On that note I have to run now. I need to go to Noble Street and buy me some chickens.*
*In all seriousness folks, give this story a listen. Contained therein is a morsel of Park Slope arrogance at its very finest. It is not the purpose of this blog to take regular pot shots at Park Slope, but sometimes they make it so damned easy it is impossible for me to let the opportunity slip by.
Filed under: Area 51
East Coast Aliens’s fall movie season continues tonight with the 1953 winner of the Cannes Film Festival The Wages of Fear. Here is a brief synopsis of the film from the fine folks at East Coast Aliens:
In the South American jungle supplies of nitroglycerin are needed at a remote oil field. The oil company pays four men to deliver the supplies in two trucks. A tense rivalry develops between the two sets of drivers on the rough remote roads where the slightest jolt can result in death.
The acting is superb: handsome young Yves Montand’s Mario, a Parisian gangster on the run from who-knows-what, maintains is Gallic savoir-faire. His compatriot , Charles Vanel, is Jo, an older, more burnt-out wiseguy, but still full of macho moxie.
Director Clouzot squeezes unbearable tension out of nearly every scene.
The stripped-down existentialism of the characters, the starkness of their shared dilemma, the grim and grimy scenery, and the superb black-and-white cinematography cannot fail to hold your attention.

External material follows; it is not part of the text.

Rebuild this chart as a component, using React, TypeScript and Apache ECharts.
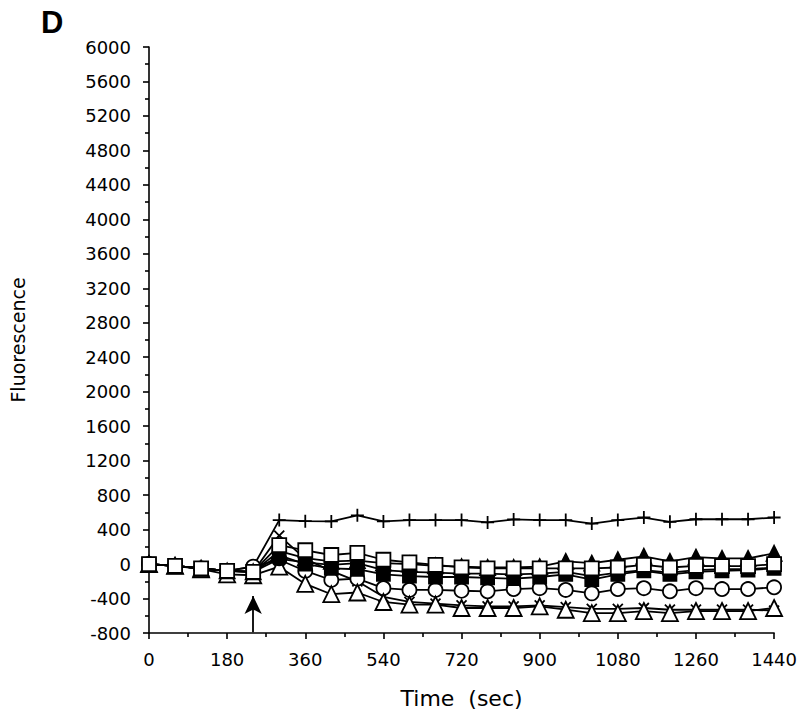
import React, { useEffect, useRef } from "react";
import * as echarts from "echarts";

const times = [0, 60, 120, 180, 240, 300, 360, 420, 480, 540, 600, 660, 720, 780, 840, 900, 960, 1020, 1080, 1140, 1200, 1260, 1320, 1380, 1440];

const plusSeries = [0, -20, -50, -80, -30, 510, 498, 495, 565, 495, 510, 510, 510, 483, 518, 510, 510, 470, 510, 540, 490, 520, 520, 520, 540];
const crossSeries = [0, -20, -50, -80, -90, 330, 60, -80, -200, -380, -440, -460, -480, -490, -490, -480, -500, -520, -520, -510, -530, -530, -530, -530, -540];
const openSquares = [0, -20, -50, -80, -90, 220, 160, 105, 130, 50, 20, -10, -38, -50, -50, -50, -50, -50, -40, -10, -40, -20, -25, -25, 0];
const filledTriangles = [0, -20, -50, -80, -90, 150, 70, 30, 40, 10, 0, -20, -30, -40, -40, -30, 30, 10, 50, 90, 30, 80, 65, 65, 125];
const filledCircles = [0, -20, -50, -80, -90, 60, 20, -10, 10, -70, -90, -100, -110, -110, -120, -110, -90, -140, -100, -70, -100, -70, -60, -60, -40];
const filledSquares = [0, -20, -50, -80, -90, 100, 0, -50, -60, -120, -140, -150, -150, -160, -170, -150, -120, -180, -120, -80, -120, -90, -80, -70, -50];
const openCircles = [0, -20, -50, -80, -30, 50, -80, -185, -170, -280, -300, -300, -310, -316, -290, -280, -300, -340, -290, -280, -316, -280, -290, -290, -270];
const openTriangles = [0, -20, -60, -120, -130, -30, -230, -350, -330, -440, -470, -470, -510, -510, -510, -490, -530, -570, -570, -545, -570, -545, -545, -545, -510];

const yTicks = { min: -800, max: 6000, interval: 400 };
const xTicks = { min: 0, max: 1440, interval: 180 };
const arrowAt = { time: 240, from: -790, to: -370 };

const FONT = "'DejaVu Sans', 'Liberation Sans', Arial, sans-serif";

function pairs(vals: number[]) {
  return vals.map((v, i) => [times[i], v]);
}

export default function App() {
  const ref = useRef<HTMLDivElement>(null);
  useEffect(() => {
    document.body.style.margin = "0";
    if (!ref.current) return;
    const chart = echarts.init(ref.current, undefined, { renderer: "svg" });
    const mk = (
      name: string,
      vals: number[],
      symbol: string,
      size: number | number[],
      fill: string,
      z: number
    ) => ({
      name,
      type: "line",
      data: pairs(vals),
      symbol,
      symbolSize: size,
      showAllSymbol: true,
      z,
      lineStyle: { color: "#000", width: 1.8 },
      itemStyle: { color: fill, borderColor: "#000", borderWidth: 1.8 },
      emphasis: { disabled: true },
    });
    chart.setOption({
      animation: false,
      backgroundColor: "#fff",
      grid: { left: 146, right: 25, top: 47, bottom: 79 },
      title: {
        text: "D",
        left: 36,
        top: 2,
        textStyle: { fontFamily: "'Liberation Sans', Arial, sans-serif", fontSize: 31, fontWeight: "bold", color: "#000" },
      },
      xAxis: {
        type: "value",
        min: xTicks.min,
        max: xTicks.max,
        interval: xTicks.interval,
        name: "Time  (sec)",
        nameLocation: "middle",
        nameGap: 54,
        nameTextStyle: { fontFamily: FONT, fontSize: 22, color: "#000" },
        axisLine: { show: true, onZero: false, lineStyle: { color: "#000", width: 1.6 } },
        axisTick: { show: true, length: 6, lineStyle: { color: "#000", width: 1.6 } },
        minorTick: { show: true, splitNumber: 2, length: 4, lineStyle: { color: "#000", width: 1.6 } },
        axisLabel: { fontFamily: FONT, fontSize: 18, color: "#000", margin: 17, formatter: (v: number) => String(v) },
        splitLine: { show: false },
      },
      yAxis: {
        type: "value",
        min: yTicks.min,
        max: yTicks.max,
        interval: yTicks.interval,
        name: "Fluorescence",
        nameLocation: "middle",
        nameGap: 122,
        nameRotate: 90,
        nameTextStyle: { fontFamily: FONT, fontSize: 19, color: "#000" },
        axisLine: { show: true, lineStyle: { color: "#000", width: 1.6 } },
        axisTick: { show: true, length: 6, lineStyle: { color: "#000", width: 1.6 } },
        minorTick: { show: true, splitNumber: 2, length: 4, lineStyle: { color: "#000", width: 1.6 } },
        axisLabel: { fontFamily: FONT, fontSize: 18, color: "#000", margin: 18, formatter: (v: number) => String(v) },
        splitLine: { show: false },
      },
      series: [
        mk("plus", plusSeries, "path://M5,0L5,10M0,5L10,5", 13, "#000", 2),
        mk("cross", crossSeries, "path://M0,0L10,10M10,0L0,10", 10, "#000", 3),
        mk("open circles", openCircles, "circle", 14, "#fff", 4),
        mk("open triangles", openTriangles, "triangle", 16, "#fff", 5),
        mk("filled squares", filledSquares, "rect", 13, "#000", 6),
        mk("filled circles", filledCircles, "circle", 13, "#000", 7),
        mk("filled triangles", filledTriangles, "triangle", 15, "#000", 8),
        {
          ...mk("open squares", openSquares, "rect", 14, "#fff", 9),
          markLine: {
            silent: true,
            symbol: ["none", "arrow"],
            symbolSize: [13, 18],
            label: { show: false },
            lineStyle: { color: "#000", width: 1.8, type: "solid" },
            data: [[{ coord: [arrowAt.time, arrowAt.from] }, { coord: [arrowAt.time, arrowAt.to] }]],
          },
        },
      ],
    });
    return () => chart.dispose();
  }, []);
  return <div ref={ref} style={{ width: 800, height: 714 }} />;
}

This is real 16 millimeter film folks, not video! Doors open at 8:30 p.m. The price of admission is not indicated, but it usually runs either $6.00 or $10.00 per person.
East Coast Aliens
216 Franklin Street
Brooklyn, New York 11222
Even if this movie does not interest you, do check out their calendar of upcoming events. A trio of Robert Altman films (including the incomparable M.A.S.H.*) are slated for next month and Life of Brian will be screened on Christmas Eve!
*This isn’t Alan Alda’s M.A.S.H., kiddos. This is one of the most darkly hilarious and mean spirited films I have ever seen. They don’t make ‘em like this anymore. Two words: WATCH IT.